Besides those key differences, the formal plan released Monday has three “building blocks” from which the states can choose to comply: 1) improving heat rates for coal-fired steam generators, 2) switching out higher-emitting steam units for existing but lower-emitting combined-cycle combustion turbines fired by natural gas, and 3) increasing the use of renewable energy.

A fourth building block proposed earlier that would have required greater reliance on energy efficiencies by end-use electric customers has been deleted, but the administration says that states can still incorporate such strategies – and will be expected to do so.

States, and the industries they embody, can also set up trading platforms to exchange carbon credits amongst themselves. Those able to meet emissions requirements can sell credits to those unable to do so. It may be cheaper, though, to install new technologies than to buy credits.

Meanwhile, the plan says that coal plants can still make the cut if they incorporate advanced strategies such as carbon capture and storage, as well as the gasification of coal. Given that those tacks are so expensive, they are not realistic; utilities could simply burn natural gas in a combined-cycle turbine for a lot less money.

Coal groups are expected to team up with sympathetic lawmakers to thwart the plan, while their attorneys work to mire it in the courts. Already, at least 12 coal-dependent states have filed suit against the regulation, contesting the EPA plan under the general concept that it will usurp private property rights.

Further, new nuclear plants are not included in the final plan, although administration officials have said that they will count toward carbon reductions given that they release no carbon emissions. EPA also says that existing plants that improve their productivity through “uprates” will go toward carbon cuts.

"Based on our preliminary review, the final rule appears to require larger carbon reductions than the proposed rule, and places a greater emphasis on mass-based compliance approaches," says Marvin Fertel, head of the Nuclear Energy Institute.

"Those two factors alone should drive increased recognition of the value of existing nuclear power plants," he adds.
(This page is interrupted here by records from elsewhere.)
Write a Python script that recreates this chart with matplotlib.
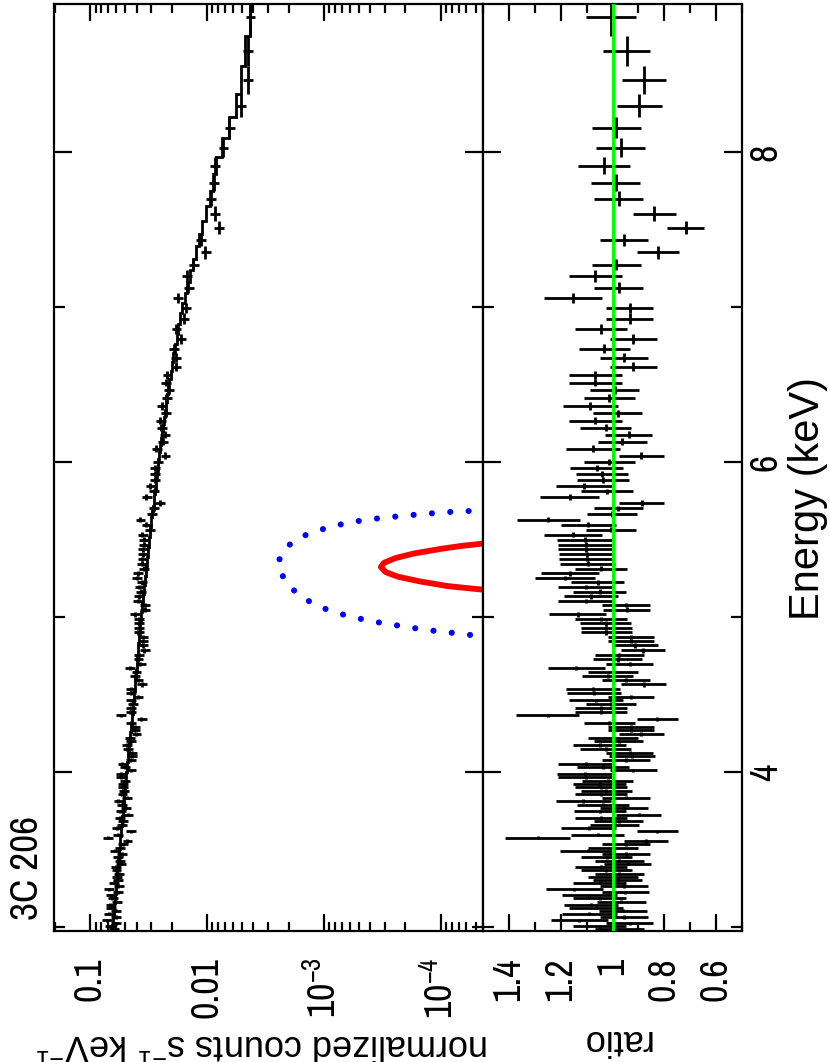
import numpy as np
import matplotlib
matplotlib.use("Agg")
import matplotlib.pyplot as plt
from matplotlib import font_manager as fm
from matplotlib.textpath import TextPath
from matplotlib.ticker import LogLocator, MultipleLocator, NullFormatter

plt.rcParams['font.family'] = ['Liberation Sans', 'DejaVu Sans']

_names = {f.name for f in fm.fontManager.ttflist}
NARROW = 'Liberation Sans'
for _cand in ['Liberation Sans Narrow', 'Arial Narrow', 'Nimbus Sans Narrow', 'Archivo Narrow',
              'Roboto Condensed', 'PT Sans Narrow', 'Encode Sans Condensed',
              'Open Sans Condensed', 'Fira Sans Condensed', 'IBM Plex Sans Condensed']:
    if _cand in _names:
        NARROW = _cand
        break

plt.rcParams['mathtext.fontset'] = 'custom'
plt.rcParams['mathtext.rm'] = NARROW
plt.rcParams['mathtext.it'] = NARROW + ':italic'
plt.rcParams['mathtext.sf'] = NARROW
plt.rcParams['mathtext.default'] = 'regular'


def size_for(text, family, target_px):
    """font size (pt) whose inked length of `text` is target_px at 100 dpi"""
    tp = TextPath((0, 0), text, size=100, prop=fm.FontProperties(family=family))
    w = tp.get_extents().width
    return 100.0 * target_px / (w * 100.0 / 72.0)


# ---------------- data ----------------
title = "3C 206"

# energy bin edges (keV), high to low
bin_edges = [
    9.000, 8.748, 8.555, 8.374, 8.226, 8.090, 7.968, 7.858, 7.748, 7.652,
    7.555, 7.471, 7.394, 7.310, 7.239, 7.161, 7.090, 7.026, 6.961, 6.890,
    6.826, 6.761, 6.703, 6.645, 6.587, 6.535, 6.490, 6.439, 6.387, 6.339,
    6.290, 6.245, 6.200, 6.155, 6.110, 6.065, 6.019, 5.981, 5.942, 5.903,
    5.865, 5.829, 5.794, 5.755, 5.719, 5.684, 5.645, 5.613, 5.581, 5.548,
    5.516, 5.484, 5.452, 5.423, 5.390, 5.361, 5.329, 5.297, 5.268, 5.239,
    5.210, 5.181, 5.148, 5.119, 5.090, 5.065, 5.032, 5.003, 4.974, 4.945,
    4.916, 4.887, 4.858, 4.832, 4.803, 4.771, 4.742, 4.713, 4.687, 4.661,
    4.635, 4.606, 4.581, 4.552, 4.526, 4.500, 4.474,
    4.450, 4.426, 4.402, 4.378, 4.354, 4.330, 4.306, 4.282, 4.258, 4.234,
    4.210, 4.186, 4.162, 4.138, 4.114, 4.090, 4.066,
    4.044, 4.022, 4.000, 3.978, 3.956, 3.934, 3.912, 3.890, 3.868, 3.846,
    3.824, 3.802, 3.780, 3.758, 3.736, 3.714, 3.692,
    3.671, 3.650, 3.629, 3.608, 3.587, 3.566, 3.545, 3.524, 3.503, 3.482,
    3.461, 3.440, 3.419, 3.398, 3.377, 3.356, 3.335,
    3.315, 3.295, 3.275, 3.255, 3.235, 3.215, 3.195, 3.175, 3.155, 3.135,
    3.115, 3.095, 3.075, 3.055, 3.035, 3.015, 2.995, 2.975,
]

# folded model, normalized counts s^-1 keV^-1 per bin
model_counts = [
    0.00424, 0.00471, 0.00509, 0.00569, 0.00653, 0.00748, 0.00830, 0.00889, 0.00948, 0.01028,
    0.01109, 0.01180, 0.01250, 0.01324, 0.01400, 0.01479, 0.01552, 0.01626, 0.01690, 0.01754,
    0.01816, 0.01875, 0.01936, 0.01991, 0.02051, 0.02099, 0.02148, 0.02198, 0.02249, 0.02301,
    0.02350, 0.02393, 0.02438, 0.02477, 0.02518, 0.02559, 0.02600, 0.02636, 0.02673, 0.02716,
    0.02754, 0.02786, 0.02825, 0.02864, 0.02904, 0.02944, 0.02985, 0.03020, 0.03055, 0.03090,
    0.03126, 0.03155, 0.03192, 0.03221, 0.03258, 0.03289, 0.03327, 0.03357, 0.03388, 0.03420,
    0.03443, 0.03483, 0.03516, 0.03548, 0.03573, 0.03606, 0.03656, 0.03681, 0.03715, 0.03741,
    0.03776, 0.03802, 0.03837, 0.03864, 0.03890, 0.03926, 0.03954, 0.03981, 0.04009, 0.04036,
    0.04064, 0.04093, 0.04121, 0.04159, 0.04188, 0.04217, 0.04236, 0.04276, 0.04305, 0.04335,
    0.04365, 0.04406, 0.04426, 0.04457, 0.04498, 0.04529, 0.04560, 0.04592, 0.04634, 0.04667,
    0.04699, 0.04742, 0.04775, 0.04808, 0.04842, 0.04875, 0.04909, 0.04943, 0.04966, 0.05000,
    0.05035, 0.05070, 0.05093, 0.05129, 0.05152, 0.05188, 0.05224, 0.05248, 0.05284, 0.05321,
    0.05346, 0.05383, 0.05408, 0.05445, 0.05470, 0.05508, 0.05534, 0.05572, 0.05598, 0.05636,
    0.05675, 0.05702, 0.05728, 0.05768, 0.05794, 0.05834, 0.05861, 0.05902, 0.05929, 0.05970,
    0.05998, 0.06039, 0.06067, 0.06095, 0.06138, 0.06166, 0.06209, 0.06237, 0.06266, 0.06310,
    0.06339, 0.06383, 0.06412, 0.06442, 0.06486,
]

# data / model ratio per bin
ratio = [
    1.005, 0.945, 0.878, 0.896, 0.985, 0.969, 1.034, 0.988, 0.975, 0.838,
    0.718, 0.955, 0.824, 0.985, 1.066, 0.975, 1.151, 0.934, 0.934, 1.045,
    0.919, 1.031, 0.954, 0.919, 1.066, 1.066, 0.992, 1.012,
    1.085, 0.980, 1.066, 1.027, 0.938, 0.962, 1.074, 0.889, 1.012, 1.061,
    1.041, 1.035, 1.111, 1.021, 1.166, 0.887, 0.977, 1.003, 1.248, 1.093,
    1.005, 1.154, 1.108, 1.104, 1.104, 1.099, 1.099, 1.096, 1.044, 1.164,
    1.183, 1.057, 1.102, 1.050, 1.082, 1.102, 0.947, 0.945, 1.134, 1.044,
    1.027, 1.024, 1.024, 0.928, 0.928, 0.915, 0.883, 0.973, 0.980, 0.934,
    1.140, 0.999, 1.018, 0.947, 0.880, 1.076, 1.070, 0.928,
    1.063, 1.005, 1.044, 1.044, 1.250, 0.827, 1.012, 0.928, 0.928, 0.889,
    0.999, 0.976, 1.050, 1.027, 0.934, 0.924, 0.947, 1.104, 1.037, 0.919,
    1.108, 1.102, 1.018, 1.050, 1.044, 1.024, 1.044, 0.947, 1.112, 1.035,
    0.957, 1.048, 0.898, 1.044, 0.976, 0.992, 1.092, 0.827, 1.057, 1.289,
    0.870, 0.947, 0.999, 1.096, 0.947, 1.022, 0.973, 0.941, 1.044, 1.024,
    0.973, 0.999, 0.980, 1.050, 0.954, 1.147, 0.950, 1.089, 1.050, 0.966,
    1.082, 1.063, 0.960, 1.089, 0.954, 1.128, 0.934, 1.050, 0.973,
]
rel_err = 0.097   # relative 1-sigma error of each grouped bin

# confidence contours of a narrow line (energy vs normalization)
red_E = [5.477, 5.460, 5.440, 5.410, 5.380, 5.350, 5.323, 5.290, 5.260, 5.230, 5.200, 5.174]
red_N = [4.0e-5, 6.5e-5, 1.0e-4, 1.7e-4, 2.45e-4, 3.05e-4, 3.24e-4, 2.95e-4, 2.3e-4, 1.5e-4,
         8.7e-5, 4.0e-5]
blue_E = [5.690, 5.677, 5.658, 5.639, 5.613, 5.574, 5.529, 5.477, 5.413, 5.335,
          5.226, 5.142, 5.077, 5.032, 5.000, 4.974, 4.955, 4.935, 4.916, 4.903, 4.890, 4.871]
blue_N = [4.0e-5, 9.0e-5, 1.79e-4, 3.27e-4, 5.9e-4, 9.6e-4, 1.43e-3, 1.9e-3, 2.3e-3, 2.48e-3,
          2.12e-3, 1.64e-3, 1.17e-3, 8.2e-4, 5.64e-4, 3.95e-4, 2.77e-4, 1.9e-4, 1.28e-4, 9.0e-5,
          6.3e-5, 4.0e-5]

count_ticks = [0.1, 0.01, 1e-3, 1e-4]
count_ticklabels = ['0.1', '0.01', r'10$^{-3}$', r'10$^{-4}$']
ratio_ticks = [1.4, 1.2, 1.0, 0.8, 0.6]
ratio_ticklabels = ['1.4', '1.2', '1', '0.8', '0.6']
energy_ticks = [4, 6, 8]
energy_ticklabels = ['4', '6', '8']

# ---------------- derived arrays ----------------
edges = np.array(bin_edges)
model = np.array(model_counts)
rat = np.array(ratio)
centers = 0.5 * (edges[:-1] + edges[1:])
halfw = 0.5 * np.abs(np.diff(edges))
counts = model * rat

TICK_SIZE = min(28.0, size_for('0.01', NARROW, 59))
TITLE_SIZE = min(29.0, size_for('3C 206', NARROW, 101))

# ---------------- figure ----------------
W, H = 830, 1062
fig = plt.figure(figsize=(W / 100, H / 100), dpi=100)
L, D, R = 54 / W, 483 / W, 742 / W
B, T = 1 - 931 / H, 1 - 4 / H
ax1 = fig.add_axes([L, B, D - L, T - B])
ax2 = fig.add_axes([D, B, R - D, T - B], sharey=ax1)

lw = 2.0
# spectrum panel
ax1.stairs(model, edges, orientation='horizontal', baseline=None, color='k', lw=lw)
ax1.errorbar(counts, centers, xerr=counts * rel_err, yerr=halfw, fmt='none',
             ecolor='k', elinewidth=lw, capsize=0)
ax1.plot(red_N, red_E, color='red', lw=4.2, solid_capstyle='round',
         solid_joinstyle='round', zorder=5)
ax1.plot(blue_N, blue_E, color='blue', lw=4.4, linestyle=(0, (0.01, 3.0)),
         dash_capstyle='round', zorder=5)
ax1.set_xscale('log')
ax1.set_xlim(0.204, 4.33e-5)
ax1.set_ylim(2.975, 8.955)

# ratio panel
ax2.errorbar(rat, centers, xerr=rat * rel_err, yerr=halfw, fmt='none',
             ecolor='k', elinewidth=lw, capsize=0)
ax2.axvline(1.0, color='#00ff00', lw=2.2, zorder=6)
ax2.set_xlim(1.5, 0.5)

# ticks
for ax in (ax1, ax2):
    ax.tick_params(which='both', direction='in', top=True, bottom=True,
                   left=True, right=True, width=1.6, color='k')
    ax.tick_params(axis='x', which='major', length=12.5)
    ax.tick_params(axis='x', which='minor', length=6.5)
    ax.tick_params(axis='y', which='major', length=13)
    ax.tick_params(axis='y', which='minor', length=8)
    for s in ax.spines.values():
        s.set_linewidth(1.6)

ax1.set_xticks(count_ticks, labels=count_ticklabels)
ax1.xaxis.set_minor_locator(LogLocator(base=10, subs=np.arange(2, 10), numticks=20))
ax1.xaxis.set_minor_formatter(NullFormatter())
ax2.set_xticks(ratio_ticks, labels=ratio_ticklabels)
ax2.xaxis.set_minor_locator(MultipleLocator(0.1))
ax1.set_yticks(energy_ticks, labels=energy_ticklabels)
ax1.yaxis.set_minor_locator(MultipleLocator(1))

for ax in (ax1, ax2):
    ax.tick_params(axis='x', labelsize=TICK_SIZE, labelrotation=90, pad=19)
    for t in ax.get_xticklabels():
        t.set_fontfamily([NARROW, 'DejaVu Sans'])
ax1.tick_params(axis='y', labelleft=False, labelright=False)
ax2.tick_params(axis='y', labelleft=False, labelright=True, labelsize=TICK_SIZE,
                labelrotation=90, pad=5)
for t in ax2.get_yticklabels():
    t.set_va('center')
    t.set_fontfamily([NARROW, 'DejaVu Sans'])

# texts
fig.text(28 / W, 1 - 868 / H, title, rotation=90, ha='center', va='center',
         fontsize=TITLE_SIZE, family=[NARROW, 'DejaVu Sans'])
fig.text(808 / W, 1 - 498 / H, 'Energy (keV)', rotation=90, ha='center', va='center',
         fontsize=30, family=['Liberation Sans', 'DejaVu Sans'])
fig.text(262 / W, 1 - 1044 / H, r'normalized counts s$^{-1}$ keV$^{-1}$', rotation=180,
         ha='center', va='center', fontsize=26, family=['Liberation Sans', 'DejaVu Sans'],
         math_fontfamily='custom')
fig.text(615 / W, 1 - 1039 / H, 'ratio', rotation=180, ha='center', va='center', fontsize=26,
         family=['Liberation Sans', 'DejaVu Sans'])

fig.savefig('out.png', dpi=100)
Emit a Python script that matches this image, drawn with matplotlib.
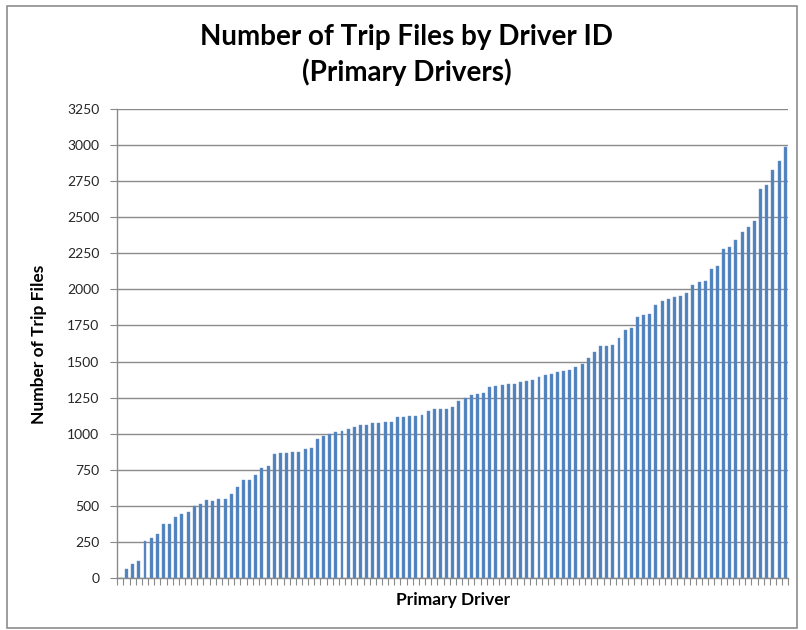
import matplotlib
matplotlib.use("Agg")
import matplotlib.pyplot as plt
from matplotlib.patches import Rectangle

# ---- data ----
title_line1 = "Number of Trip Files by Driver ID"
title_line2 = "(Primary Drivers)"
x_label = "Primary Driver"
y_label = "Number of Trip Files"
y_ticks = [0, 250, 500, 750, 1000, 1250, 1500, 1750, 2000, 2250, 2500, 2750, 3000, 3250]

trip_files = [
    0, 67, 99, 120, 255, 276, 308, 373, 373, 425, 446,
    458, 497, 511, 541, 538, 552, 552, 580, 635, 683,
    683, 716, 763, 777, 862, 864, 864, 871, 876, 892,
    899, 961, 984, 1002, 1012, 1016, 1032, 1044, 1058, 1058,
    1074, 1074, 1081, 1079, 1119, 1119, 1121, 1121, 1128, 1155,
    1172, 1172, 1172, 1188, 1225, 1248, 1266, 1273, 1285, 1326,
    1331, 1335, 1347, 1347, 1358, 1366, 1373, 1396, 1405, 1415,
    1431, 1435, 1442, 1461, 1486, 1523, 1565, 1608, 1608, 1615,
    1661, 1717, 1733, 1811, 1823, 1830, 1888, 1918, 1930, 1945,
    1956, 1972, 2030, 2048, 2058, 2138, 2159, 2279, 2290, 2343,
    2396, 2429, 2473, 2696, 2724, 2825, 2890, 2987,
]
drivers = list(range(len(trip_files)))

# ---- figure ----
W, H = 806, 630
fig = plt.figure(figsize=(W / 100, H / 100), dpi=100)
fig.patch.set_facecolor("white")

# outer chart border
fig.patches.append(Rectangle((7 / W, 1 - 628 / H), (797 - 7) / W, (628 - 6) / H,
                             transform=fig.transFigure, fill=False,
                             edgecolor="#8c8c8c", linewidth=1.2))

left, right = 117.3 / W, 788.3 / W
bottom, top = 1 - 578.3 / H, 1 - 108.7 / H
ax = fig.add_axes([left, bottom, right - left, top - bottom])

grid_col = "#8a8a8a"
ax.bar(drivers, trip_files, width=0.48, color="#4F81BD", edgecolor="#6d97c9",
       linewidth=0.3, zorder=3)

ax.set_xlim(-0.5, len(trip_files) - 0.5)
ax.set_ylim(0, 3250)
ax.set_yticks(y_ticks)
ax.set_yticklabels([str(v) for v in y_ticks])
ax.yaxis.grid(True, color=grid_col, linewidth=1.0, zorder=0)
ax.set_axisbelow(True)

# category boundary ticks on x axis
ax.set_xticks([i - 0.5 for i in range(len(trip_files) + 1)])
ax.set_xticklabels([])
ax.tick_params(axis="x", length=5, width=0.8, color=grid_col, direction="out")
ax.tick_params(axis="y", length=5, width=0.8, color=grid_col, direction="out",
               pad=8, labelsize=10, labelcolor="#262626")
for lab in ax.get_yticklabels():
    lab.set_fontfamily("Lato")

for s in ["top", "right"]:
    ax.spines[s].set_visible(False)
for s in ["left", "bottom"]:
    ax.spines[s].set_color(grid_col)
    ax.spines[s].set_linewidth(1.0)

# titles / labels
fig.text(406 / W, 1 - 37 / H, title_line1, ha="center", va="center",
         fontsize=20, fontweight="bold", family="Lato", color="black")
fig.text(407 / W, 1 - 72 / H, title_line2, ha="center", va="center",
         fontsize=20, fontweight="bold", family="Lato", color="black")
fig.text(452.8 / W, 1 - 600 / H, x_label, ha="center", va="center",
         fontsize=12.5, fontweight="bold", family="Lato", color="black")
fig.text(39 / W, 1 - 344 / H, y_label, ha="center", va="center", rotation=90,
         fontsize=12.5, fontweight="bold", family="Lato", color="black")

fig.savefig("out.png", dpi=100, facecolor="white")
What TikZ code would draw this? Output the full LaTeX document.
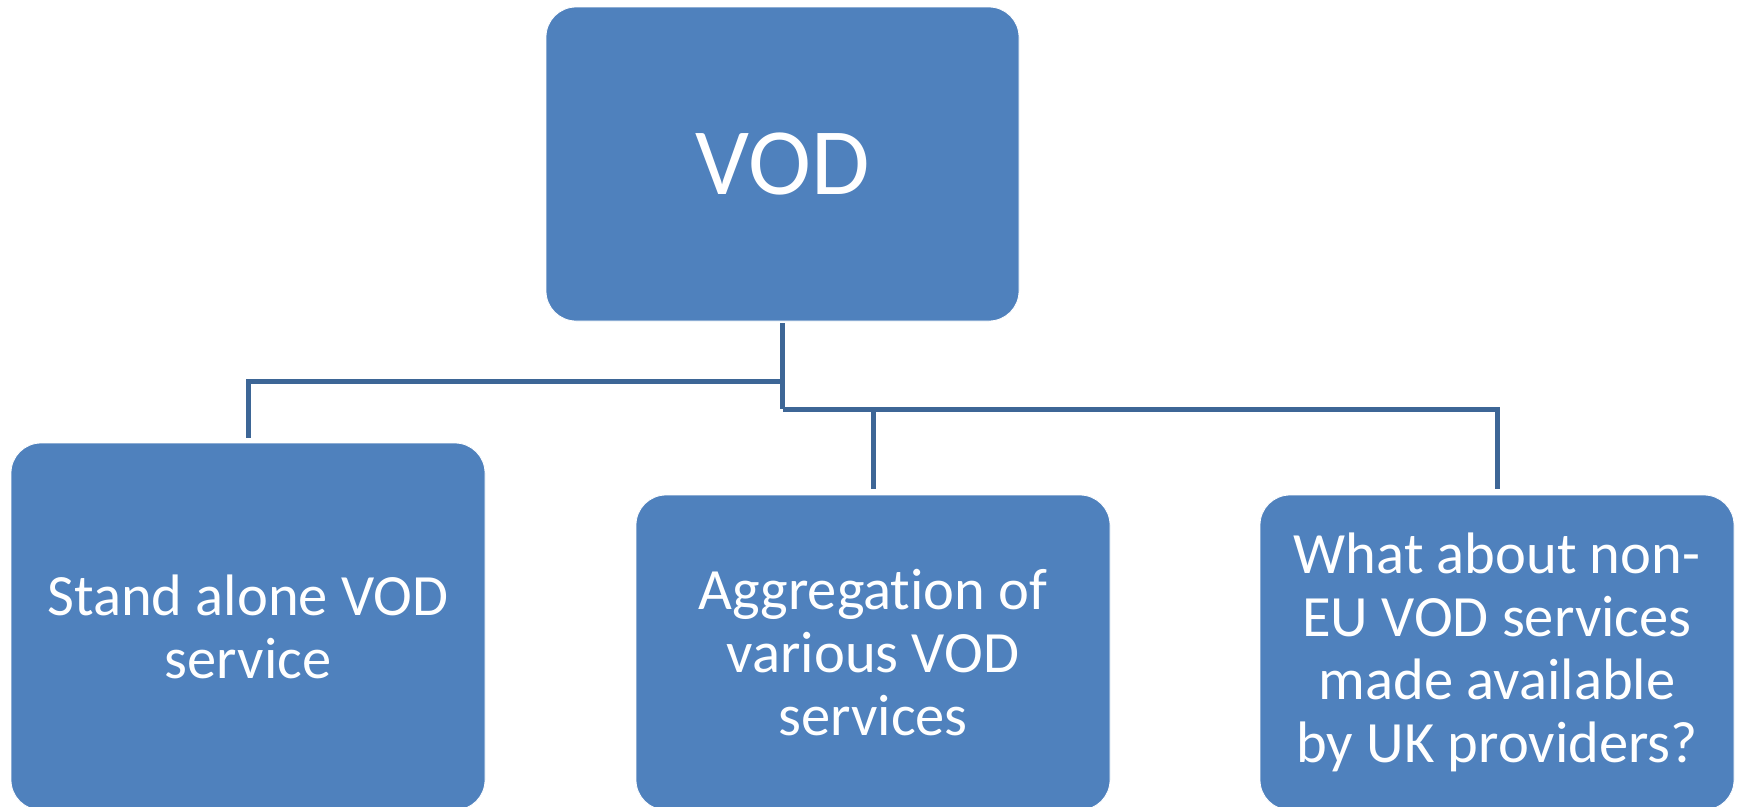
\documentclass[tikz,border=0pt]{standalone}
\usepackage{fontspec}
\setmainfont{Carlito}[Ligatures={NoCommon}]
\definecolor{boxblue}{HTML}{4F81BD}
\definecolor{linkblue}{HTML}{3D6696}
\begin{document}
\begin{tikzpicture}[x=1pt,y=-1pt,
  box/.style={fill=boxblue, draw=white, line width=0.8pt, rounded corners=30pt, inner sep=0pt,
    text=white, align=center},
  topbox/.style={box, minimum width=473pt, minimum height=314pt,
    font=\fontsize{95}{100}\selectfont},
  childbox/.style={box, minimum width=474pt,
    font=\fontsize{58.5}{63}\selectfont},
  link/.style={draw=linkblue, line width=5pt}]
\useasboundingbox (0,0) rectangle (1737,806);
\node[topbox] (top) at (782.5,164) {VOD};
\node[childbox, minimum height=367pt] (left) at (248,626.5) {Stand alone VOD\\service};
\node[childbox, minimum height=315pt] (mid) at (873,652.5) {Aggregat\kern0pt ion of\\various VOD\\services};
\node[childbox, minimum height=315pt] (right) at (1497,652.5) {What about non-\\EU VOD services\\made available\\by UK providers?};
\coordinate (j1) at (top.south |- 0,381);
\coordinate (j2) at (top.south |- 0,409);
\draw[link, shorten <=2pt] (top.south) -- (j2);
\draw[link, shorten >=5pt] (j1) -| (left.north);
\draw[link, shorten >=6pt] (j2) -| (mid.north);
\draw[link, shorten >=6pt] (j2) -| (right.north);
\end{tikzpicture}
\end{document}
States need to submit their compliance strategies by 2018, which is two years later than initially conceived. The aim here is to ensure that electricity reliability is not jeopardized, and to head-off any such criticisms from opponents.

“States now have a blueprint for building their clean energy economy,” says Bob Keefe, executive director of Environmental Entrepreneurs, a non-partisan group of business leaders and investors. “It is up to governors to put this plan into action if they want to create jobs and drive economic growth, and help their states environment as well.”

“An extra two points may not sound like much, but they lead to a 6.7 percent more ambitious target,” adds Environmental and Energy Study Institute Executive Director Carol Werner, referring to the increase from 30 percent to 32 percent in carbon cuts by 2030. “The administration is clearly trying to push other countries to be similarly ambitious in their carbon reduction goals ahead of the climate change talks in Paris at the end of this year.”

Werner continues to say that she is not alarmed by EPA’s decision to give states two more years to comply with the plan – from 2020 to 2022. While she does fear indefinite delays, she says the two years will give states time to be “creative” so that they can invest for the “long haul” in green energy and energy efficiency.